▶ [BRIEF]: Using the material below, print a verbatim copy of every line from the one containing "Write the matplotlib code for this chart." through the one containing "letters = ['ab', 'a', 'ab', 'b']", inclusive, and omit the pictures.

[Source code of charts]
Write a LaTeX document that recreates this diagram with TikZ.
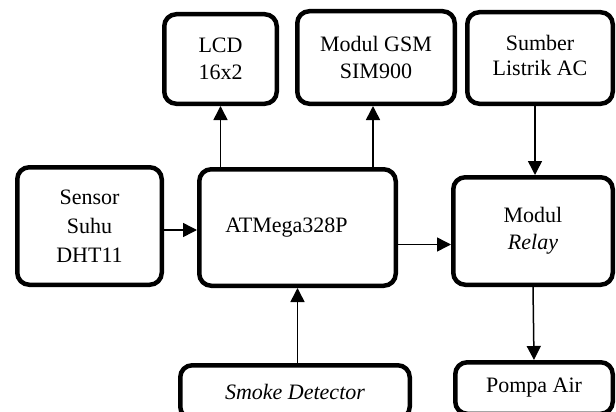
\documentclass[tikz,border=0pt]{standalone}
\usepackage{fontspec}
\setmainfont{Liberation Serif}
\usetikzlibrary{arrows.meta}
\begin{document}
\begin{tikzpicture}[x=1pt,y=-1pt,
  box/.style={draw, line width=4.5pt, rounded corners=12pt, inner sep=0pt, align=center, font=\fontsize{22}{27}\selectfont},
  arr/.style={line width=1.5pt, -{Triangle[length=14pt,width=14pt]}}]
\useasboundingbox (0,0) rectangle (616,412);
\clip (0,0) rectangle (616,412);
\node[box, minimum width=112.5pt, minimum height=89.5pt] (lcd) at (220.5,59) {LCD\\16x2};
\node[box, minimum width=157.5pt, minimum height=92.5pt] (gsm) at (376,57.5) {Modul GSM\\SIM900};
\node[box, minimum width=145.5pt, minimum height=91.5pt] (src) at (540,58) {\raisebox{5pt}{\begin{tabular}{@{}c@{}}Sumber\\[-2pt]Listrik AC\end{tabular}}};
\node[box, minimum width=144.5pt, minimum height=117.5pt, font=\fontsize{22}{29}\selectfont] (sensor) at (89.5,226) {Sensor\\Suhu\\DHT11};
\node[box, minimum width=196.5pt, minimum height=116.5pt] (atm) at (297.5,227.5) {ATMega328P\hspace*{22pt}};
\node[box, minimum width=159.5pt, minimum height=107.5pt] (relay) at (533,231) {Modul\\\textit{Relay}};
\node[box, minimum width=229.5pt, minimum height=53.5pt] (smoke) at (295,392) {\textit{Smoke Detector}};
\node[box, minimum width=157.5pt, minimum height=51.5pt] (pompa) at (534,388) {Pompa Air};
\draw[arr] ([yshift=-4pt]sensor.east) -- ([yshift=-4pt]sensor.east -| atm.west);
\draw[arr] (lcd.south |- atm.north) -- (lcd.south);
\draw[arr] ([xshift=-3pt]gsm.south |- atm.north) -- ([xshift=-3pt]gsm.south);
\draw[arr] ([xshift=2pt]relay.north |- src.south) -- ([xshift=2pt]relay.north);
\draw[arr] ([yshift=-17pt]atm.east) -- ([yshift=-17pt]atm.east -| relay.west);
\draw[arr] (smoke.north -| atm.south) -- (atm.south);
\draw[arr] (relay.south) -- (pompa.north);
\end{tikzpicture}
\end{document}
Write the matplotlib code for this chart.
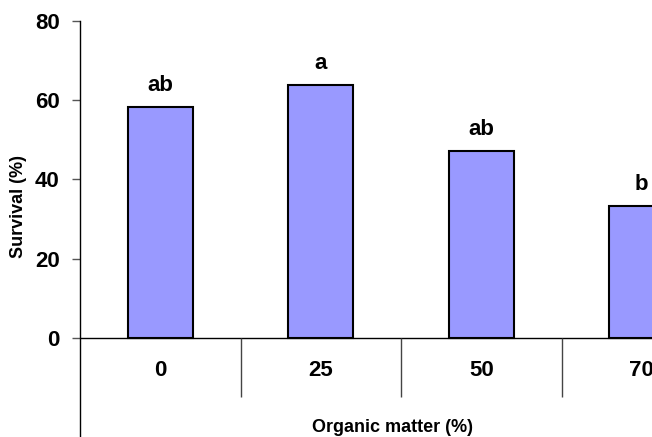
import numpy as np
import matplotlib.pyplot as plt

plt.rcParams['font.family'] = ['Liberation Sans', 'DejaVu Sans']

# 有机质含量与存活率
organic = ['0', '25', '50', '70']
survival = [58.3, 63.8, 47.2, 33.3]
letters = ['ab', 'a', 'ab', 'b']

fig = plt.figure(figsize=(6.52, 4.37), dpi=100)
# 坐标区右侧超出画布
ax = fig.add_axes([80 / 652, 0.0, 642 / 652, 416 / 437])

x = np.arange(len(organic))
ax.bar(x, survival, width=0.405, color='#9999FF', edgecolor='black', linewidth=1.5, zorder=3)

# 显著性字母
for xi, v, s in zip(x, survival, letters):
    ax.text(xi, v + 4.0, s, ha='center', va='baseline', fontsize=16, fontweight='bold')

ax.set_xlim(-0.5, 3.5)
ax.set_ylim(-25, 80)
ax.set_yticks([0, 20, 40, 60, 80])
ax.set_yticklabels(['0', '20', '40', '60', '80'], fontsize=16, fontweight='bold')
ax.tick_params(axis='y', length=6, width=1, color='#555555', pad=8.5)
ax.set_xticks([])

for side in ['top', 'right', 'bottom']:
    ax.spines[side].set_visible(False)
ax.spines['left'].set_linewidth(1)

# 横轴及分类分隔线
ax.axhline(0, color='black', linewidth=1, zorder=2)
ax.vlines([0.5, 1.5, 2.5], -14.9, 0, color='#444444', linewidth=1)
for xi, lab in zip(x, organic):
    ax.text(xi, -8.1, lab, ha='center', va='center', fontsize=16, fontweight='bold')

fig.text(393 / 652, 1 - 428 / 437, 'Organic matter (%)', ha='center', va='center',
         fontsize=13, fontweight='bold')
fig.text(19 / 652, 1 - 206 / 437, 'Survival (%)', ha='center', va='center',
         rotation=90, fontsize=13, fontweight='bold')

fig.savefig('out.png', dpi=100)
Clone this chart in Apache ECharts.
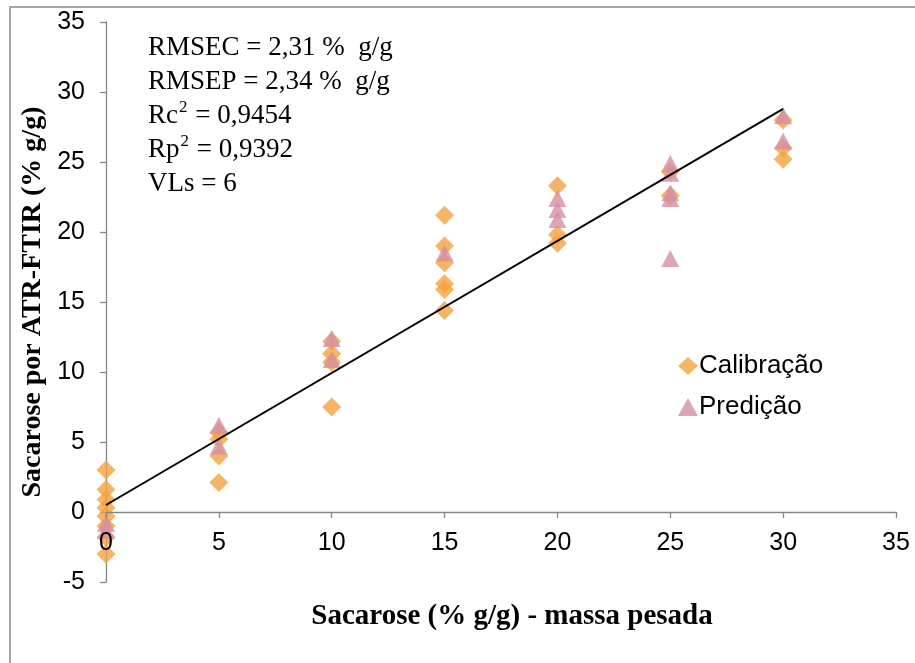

▶ [SOLUTION TO THIS TASK]:
Write the matplotlib code for this chart.
import numpy as np
import matplotlib.pyplot as plt

plt.rcParams['font.family'] = ['Liberation Sans', 'DejaVu Sans']

# 有机质含量与存活率
organic = ['0', '25', '50', '70']
survival = [58.3, 63.8, 47.2, 33.3]
letters = ['ab', 'a', 'ab', 'b']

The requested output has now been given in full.